== GIVEN DATA ==

· · ·

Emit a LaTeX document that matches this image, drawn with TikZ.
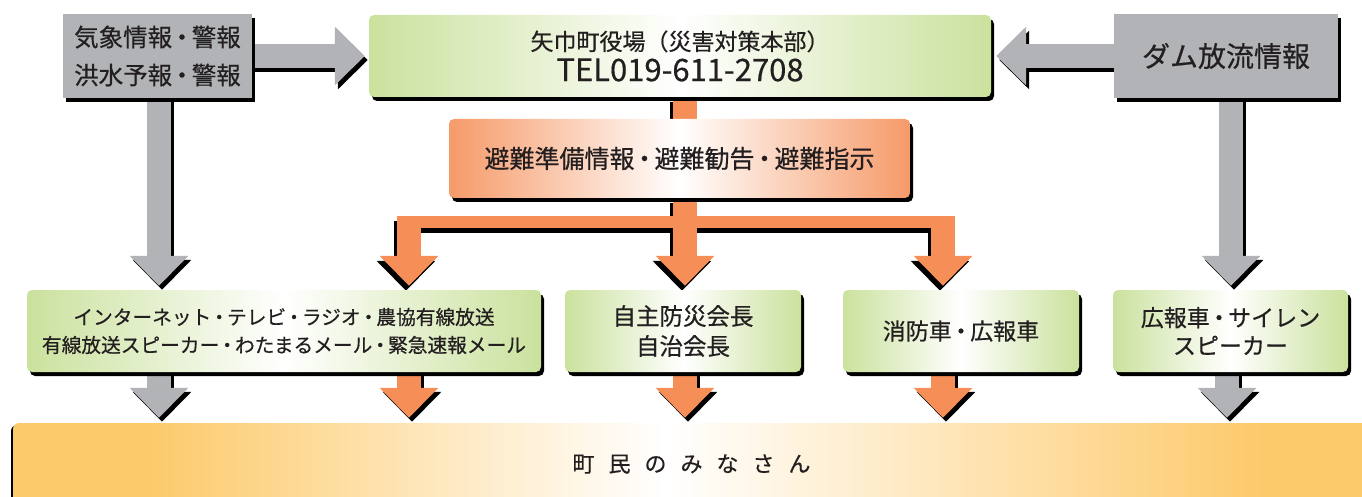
\documentclass[tikz,border=0pt]{standalone}
\usepackage{fontspec}
\setmainfont{Noto Sans CJK JP}[FakeBold=0.5]
\usetikzlibrary{arrows.meta,shadows,calc}
\definecolor{gr}{HTML}{B1B3B6}
\definecolor{grn}{HTML}{BCD982}
\definecolor{org}{HTML}{F58E57}
\definecolor{yel}{HTML}{FDCA6B}
\definecolor{txt}{HTML}{231F20}
\pgfdeclarehorizontalshading{gshade}{100bp}{color(0bp)=(grn); color(18bp)=(grn); color(50bp)=(white); color(82bp)=(grn); color(100bp)=(grn)}
\pgfdeclarehorizontalshading{oshade}{100bp}{color(0bp)=(org); color(22bp)=(org); color(50bp)=(white); color(78bp)=(org); color(100bp)=(org)}
\pgfdeclarehorizontalshading{yshade}{100bp}{color(0bp)=(yel); color(30bp)=(yel); color(49bp)=(white); color(71bp)=(yel); color(100bp)=(yel)}
\pgfdeclarelayer{bg}
\pgfsetlayers{bg,main}
\newcommand{\dt}{\kern-0.1em・\kern-0.1em}
\tikzset{
  shd/.style={general shadow={fill=black,shadow xshift=3pt,shadow yshift=-4pt}},
  boxbase/.style={inner sep=0pt,align=center,text=txt,shd},
  graybox/.style={boxbase,fill=gr},
  grnbox/.style={boxbase,rounded corners=5pt,shading=gshade},
  orgbox/.style={boxbase,rounded corners=5pt,shading=oshade},
  ba/.style={line width=24pt,-{Triangle[length=30pt,width=57pt]}},
  sh/.style={black,transform canvas={shift={(3pt,-4pt)}}},
  shl/.style={black,transform canvas={shift={(-3pt,-5pt)}}},
}
\newcommand{\twice}[2]{\draw[ba,#1,sh]#2;\draw[ba,#1]#2;}
\begin{document}
\begin{tikzpicture}[x=1pt,y=-1pt]
\useasboundingbox (0,0) rectangle (1362,497);
% nodes
\node[graybox,minimum width=189pt,minimum height=84pt,font=\fontsize{24.5pt}{38pt}\selectfont] (wx) at (157.5,56) {気象情報\dt 警報\\洪水予報\dt 警報};
\node[grnbox,minimum width=622pt,minimum height=82pt,font=\fontsize{23pt}{31pt}\selectfont] (town) at (680,56) {矢巾町役場（災害対策本部）\\{\fontsize{31pt}{31pt}\selectfont TEL019-611-2708}};
\node[graybox,minimum width=224pt,minimum height=84pt,font=\fontsize{28pt}{32pt}\selectfont] (dam) at (1226,56) {ダム放流情報};
\node[orgbox,minimum width=461pt,minimum height=79pt,font=\fontsize{25pt}{28pt}\selectfont] (evac) at (679.5,158.5) {避難準備情報\dt 避難勧告\dt 避難指示};
\node[grnbox,minimum width=514pt,minimum height=82pt,font=\fontsize{19.7pt}{28pt}\selectfont] (media) at (284,331) {インターネット\dt テレビ\dt ラジオ\dt 農協有線放送\\有線放送スピーカー\dt わたまるメール\dt 緊急速報メール};
\node[grnbox,minimum width=236pt,minimum height=82pt,font=\fontsize{23.5pt}{30pt}\selectfont] (chief) at (683,331) {自主防災会長\\自治会長};
\node[grnbox,minimum width=236pt,minimum height=82pt,font=\fontsize{23pt}{28pt}\selectfont] (fire) at (961,331) {消防車\dt 広報車};
\node[grnbox,minimum width=235pt,minimum height=82pt,font=\fontsize{23pt}{28pt}\selectfont] (siren) at (1230.5,331) {広報車\dt サイレン\\スピーカー};
\node[inner sep=0pt,rounded corners=6pt,shading=yshade,
  general shadow={fill=black,shadow xshift=-2pt,shadow yshift=-2pt},
  minimum width=1357pt,minimum height=82pt,text=txt,font=\fontsize{22pt}{26pt}\selectfont] (res) at (691.5,464)
  {町\hspace{14pt}民\hspace{14pt}の\hspace{14pt}み\hspace{14pt}な\hspace{14pt}さ\hspace{14pt}ん\hspace{27pt}};
% columns
\coordinate (k0) at (159,0);
\coordinate (k1) at (409,0);
\coordinate (k2) at (685,0);
\coordinate (k3) at (943,0);
\coordinate (k4) at (1231,0);
\coordinate (k5) at (1227,0);
\coordinate (barL) at (397,222);
\coordinate (barR) at (955,222);
\begin{pgfonlayer}{bg}
% gray arrows
\twice{gr,shorten >=4pt}{(wx.east) -- (town.west)}
\twice{gr,shorten >=5pt}{(dam.west) -- (town.east)}
\twice{gr,shorten >=4pt}{(k0 |- wx.south) -- (k0 |- media.north)}
\twice{gr,shorten >=4pt}{(k4 |- dam.south) -- (k4 |- siren.north)}
% tree shadow
\begin{scope}[shl]
\draw[line width=24pt] (k2 |- town.south) -- (k2 |- evac.north);
\draw[line width=12pt] (barL) -- (barR);
\draw[ba,shorten >=4pt] (k2 |- evac.south) -- (k2 |- chief.north);
\draw[ba,shorten >=4pt] (k1 |- barL) -- (k1 |- media.north);
\draw[ba,shorten >=4pt] (k3 |- barR) -- (k3 |- fire.north);
\end{scope}
\begin{scope}[org]
\draw[line width=24pt] (k2 |- town.south) -- (k2 |- evac.north);
\draw[line width=12pt] (barL) -- (barR);
\draw[ba,shorten >=4pt] (k2 |- evac.south) -- (k2 |- chief.north);
\draw[ba,shorten >=4pt] (k1 |- barL) -- (k1 |- media.north);
\draw[ba,shorten >=4pt] (k3 |- barR) -- (k3 |- fire.north);
\end{scope}
% lower arrows
\twice{gr,shorten >=5pt}{(k0 |- media.south) -- (k0 |- res.north)}
\twice{org,shorten >=5pt}{(k1 |- media.south) -- (k1 |- res.north)}
\twice{org,shorten >=5pt}{(k2 |- chief.south) -- (k2 |- res.north)}
\twice{org,shorten >=5pt}{(k3 |- fire.south) -- (k3 |- res.north)}
\twice{gr,shorten >=5pt}{(k5 |- siren.south) -- (k5 |- res.north)}
\end{pgfonlayer}
\end{tikzpicture}
\end{document}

· · ·

== TASK ==
Print out the material word for word, omitting the pictures.

== FULL ANSWER ==
Emit a LaTeX document that matches this image, drawn with TikZ.
\documentclass[tikz,border=0pt]{standalone}
\usepackage{fontspec}
\setmainfont{Noto Sans CJK JP}[FakeBold=0.5]
\usetikzlibrary{arrows.meta,shadows,calc}
\definecolor{gr}{HTML}{B1B3B6}
\definecolor{grn}{HTML}{BCD982}
\definecolor{org}{HTML}{F58E57}
\definecolor{yel}{HTML}{FDCA6B}
\definecolor{txt}{HTML}{231F20}
\pgfdeclarehorizontalshading{gshade}{100bp}{color(0bp)=(grn); color(18bp)=(grn); color(50bp)=(white); color(82bp)=(grn); color(100bp)=(grn)}
\pgfdeclarehorizontalshading{oshade}{100bp}{color(0bp)=(org); color(22bp)=(org); color(50bp)=(white); color(78bp)=(org); color(100bp)=(org)}
\pgfdeclarehorizontalshading{yshade}{100bp}{color(0bp)=(yel); color(30bp)=(yel); color(49bp)=(white); color(71bp)=(yel); color(100bp)=(yel)}
\pgfdeclarelayer{bg}
\pgfsetlayers{bg,main}
\newcommand{\dt}{\kern-0.1em・\kern-0.1em}
\tikzset{
  shd/.style={general shadow={fill=black,shadow xshift=3pt,shadow yshift=-4pt}},
  boxbase/.style={inner sep=0pt,align=center,text=txt,shd},
  graybox/.style={boxbase,fill=gr},
  grnbox/.style={boxbase,rounded corners=5pt,shading=gshade},
  orgbox/.style={boxbase,rounded corners=5pt,shading=oshade},
  ba/.style={line width=24pt,-{Triangle[length=30pt,width=57pt]}},
  sh/.style={black,transform canvas={shift={(3pt,-4pt)}}},
  shl/.style={black,transform canvas={shift={(-3pt,-5pt)}}},
}
\newcommand{\twice}[2]{\draw[ba,#1,sh]#2;\draw[ba,#1]#2;}
\begin{document}
\begin{tikzpicture}[x=1pt,y=-1pt]
\useasboundingbox (0,0) rectangle (1362,497);
% nodes
\node[graybox,minimum width=189pt,minimum height=84pt,font=\fontsize{24.5pt}{38pt}\selectfont] (wx) at (157.5,56) {気象情報\dt 警報\\洪水予報\dt 警報};
\node[grnbox,minimum width=622pt,minimum height=82pt,font=\fontsize{23pt}{31pt}\selectfont] (town) at (680,56) {矢巾町役場（災害対策本部）\\{\fontsize{31pt}{31pt}\selectfont TEL019-611-2708}};
\node[graybox,minimum width=224pt,minimum height=84pt,font=\fontsize{28pt}{32pt}\selectfont] (dam) at (1226,56) {ダム放流情報};
\node[orgbox,minimum width=461pt,minimum height=79pt,font=\fontsize{25pt}{28pt}\selectfont] (evac) at (679.5,158.5) {避難準備情報\dt 避難勧告\dt 避難指示};
\node[grnbox,minimum width=514pt,minimum height=82pt,font=\fontsize{19.7pt}{28pt}\selectfont] (media) at (284,331) {インターネット\dt テレビ\dt ラジオ\dt 農協有線放送\\有線放送スピーカー\dt わたまるメール\dt 緊急速報メール};
\node[grnbox,minimum width=236pt,minimum height=82pt,font=\fontsize{23.5pt}{30pt}\selectfont] (chief) at (683,331) {自主防災会長\\自治会長};
\node[grnbox,minimum width=236pt,minimum height=82pt,font=\fontsize{23pt}{28pt}\selectfont] (fire) at (961,331) {消防車\dt 広報車};
\node[grnbox,minimum width=235pt,minimum height=82pt,font=\fontsize{23pt}{28pt}\selectfont] (siren) at (1230.5,331) {広報車\dt サイレン\\スピーカー};
\node[inner sep=0pt,rounded corners=6pt,shading=yshade,
  general shadow={fill=black,shadow xshift=-2pt,shadow yshift=-2pt},
  minimum width=1357pt,minimum height=82pt,text=txt,font=\fontsize{22pt}{26pt}\selectfont] (res) at (691.5,464)
  {町\hspace{14pt}民\hspace{14pt}の\hspace{14pt}み\hspace{14pt}な\hspace{14pt}さ\hspace{14pt}ん\hspace{27pt}};
% columns
\coordinate (k0) at (159,0);
\coordinate (k1) at (409,0);
\coordinate (k2) at (685,0);
\coordinate (k3) at (943,0);
\coordinate (k4) at (1231,0);
\coordinate (k5) at (1227,0);
\coordinate (barL) at (397,222);
\coordinate (barR) at (955,222);
\begin{pgfonlayer}{bg}
% gray arrows
\twice{gr,shorten >=4pt}{(wx.east) -- (town.west)}
\twice{gr,shorten >=5pt}{(dam.west) -- (town.east)}
\twice{gr,shorten >=4pt}{(k0 |- wx.south) -- (k0 |- media.north)}
\twice{gr,shorten >=4pt}{(k4 |- dam.south) -- (k4 |- siren.north)}
% tree shadow
\begin{scope}[shl]
\draw[line width=24pt] (k2 |- town.south) -- (k2 |- evac.north);
\draw[line width=12pt] (barL) -- (barR);
\draw[ba,shorten >=4pt] (k2 |- evac.south) -- (k2 |- chief.north);
\draw[ba,shorten >=4pt] (k1 |- barL) -- (k1 |- media.north);
\draw[ba,shorten >=4pt] (k3 |- barR) -- (k3 |- fire.north);
\end{scope}
\begin{scope}[org]
\draw[line width=24pt] (k2 |- town.south) -- (k2 |- evac.north);
\draw[line width=12pt] (barL) -- (barR);
\draw[ba,shorten >=4pt] (k2 |- evac.south) -- (k2 |- chief.north);
\draw[ba,shorten >=4pt] (k1 |- barL) -- (k1 |- media.north);
\draw[ba,shorten >=4pt] (k3 |- barR) -- (k3 |- fire.north);
\end{scope}
% lower arrows
\twice{gr,shorten >=5pt}{(k0 |- media.south) -- (k0 |- res.north)}
\twice{org,shorten >=5pt}{(k1 |- media.south) -- (k1 |- res.north)}
\twice{org,shorten >=5pt}{(k2 |- chief.south) -- (k2 |- res.north)}
\twice{org,shorten >=5pt}{(k3 |- fire.south) -- (k3 |- res.north)}
\twice{gr,shorten >=5pt}{(k5 |- siren.south) -- (k5 |- res.north)}
\end{pgfonlayer}
\end{tikzpicture}
\end{document}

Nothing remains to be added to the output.